じゃあただただ平和で安楽に何となく日々をやり過ごしていることがやりたいことなのか?いや、それもまた居心地が悪い。

空疎な自分自身を鏡で見るのが嫌で、気を逸らすのが今やっていることの実体だとしたら、多分ここから先死ぬまでは、死ぬほど長い。結局何者でもない自分を、何者でもないままに終えることになる。
そしてそれは、確実に愛する人の献身や犠牲の上にあぐらをかいていることだ。パートナーシップには何が大事かと問われれば、愛情が根底にあることはもちろんだけれども、相手を尊敬できること、というのはキーだと思う。すると、その空疎をさらけ出して相手の上に寝そべることは、相手から尊敬を受ける行為なのか?
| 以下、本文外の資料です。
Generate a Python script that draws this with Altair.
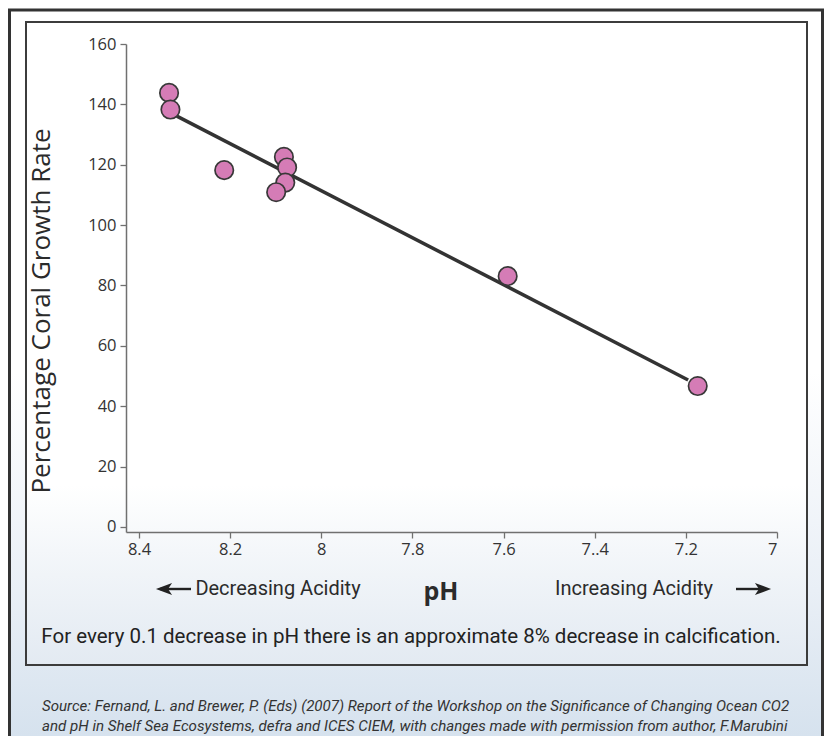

することは何にせよ、何かをやらなければ、ぽわんとしたこの根無し草は、流れて藻屑となる。そして、あれこれ手をつけてそれなりという自分はやはりそれなり止まりだと今まで思ってきたが、それなりよりも下に、確実に転落していく。空疎な自分なりに、できることを自分に課せられたこととして心底好きでもなくてもやっていく、そうしたことでしか空疎は埋まっていかないのではないか。

こんなふらふらしている、大きな大きな犬のように手がかかってしかも犬よりも役に立たない自分に、文句ひとつ言わないで持ち上げ支えてくれているじょにおには、ささやかである自分がささやかに生きるミッションとして仕事をすることが恩返しになる。臥せっている時には犬達の世話は辛かったと書いたが、しかし犬達は飼い主の不調を察知して、そっと寝そべって寄り添っていてくれて、役に立った。

退屈だろうに、そっとどこか俺に触れながらベッドで寄り添うプットニョス。
退屈だろうに、そっとどこか俺に触れながらベッドで寄り添うプットニョス。

犬はそこにいるだけで価値がある。飯を食い、寝ているだけで価値がある。しかし、人間は犬ではない。

そろそろまた、動き始める時だろう。何ができるのか分からない。
そんな時、普段の生活では意識していない年齢というものが、世間では不動の国境線の如く線引をしているのを知る。が、それでこのままではもっとその線引で生い茂る緑から向こうへ追いやられてしまう。社会という活躍のフィールドはこちら、お前はあっち、と。

結局、死にながら生きている円環から脱出したつもりで、また今度は生きながら死んでいる。自分を生きるには、やるべきことが必要だ。やれることをやってみようと思う。その境遇でやるべきことをやれば、次への扉が開く。今までそうしてきて、少なくとも私生活では幸せを手に入れた。次への扉のための境遇を今度は自分で作るしか、自分の生を進める方法はない。

やりたいことがなければ、傲岸不遜な言い方だが、それならやってもいい、興味がなくはないと自分が思えることに身を投じるべきだ。ここで「◯◯をすることになりました~!」などと境遇の変化を脳天気に報告できる時が、そうすぐ訪れるほど世間は甘くなかろうが、なるべく近い日にそこへたどり着ければ。

「仕事で自分を活かそう!」とキャッチコピーで謳われるような単純な意味ではなく、放っておくと生きながら死んでゆく自分を「生かす」のが、その実、仕事というものなのだろう。人が生業を受け入れて生活するというのは、食い扶持という意味だけではない。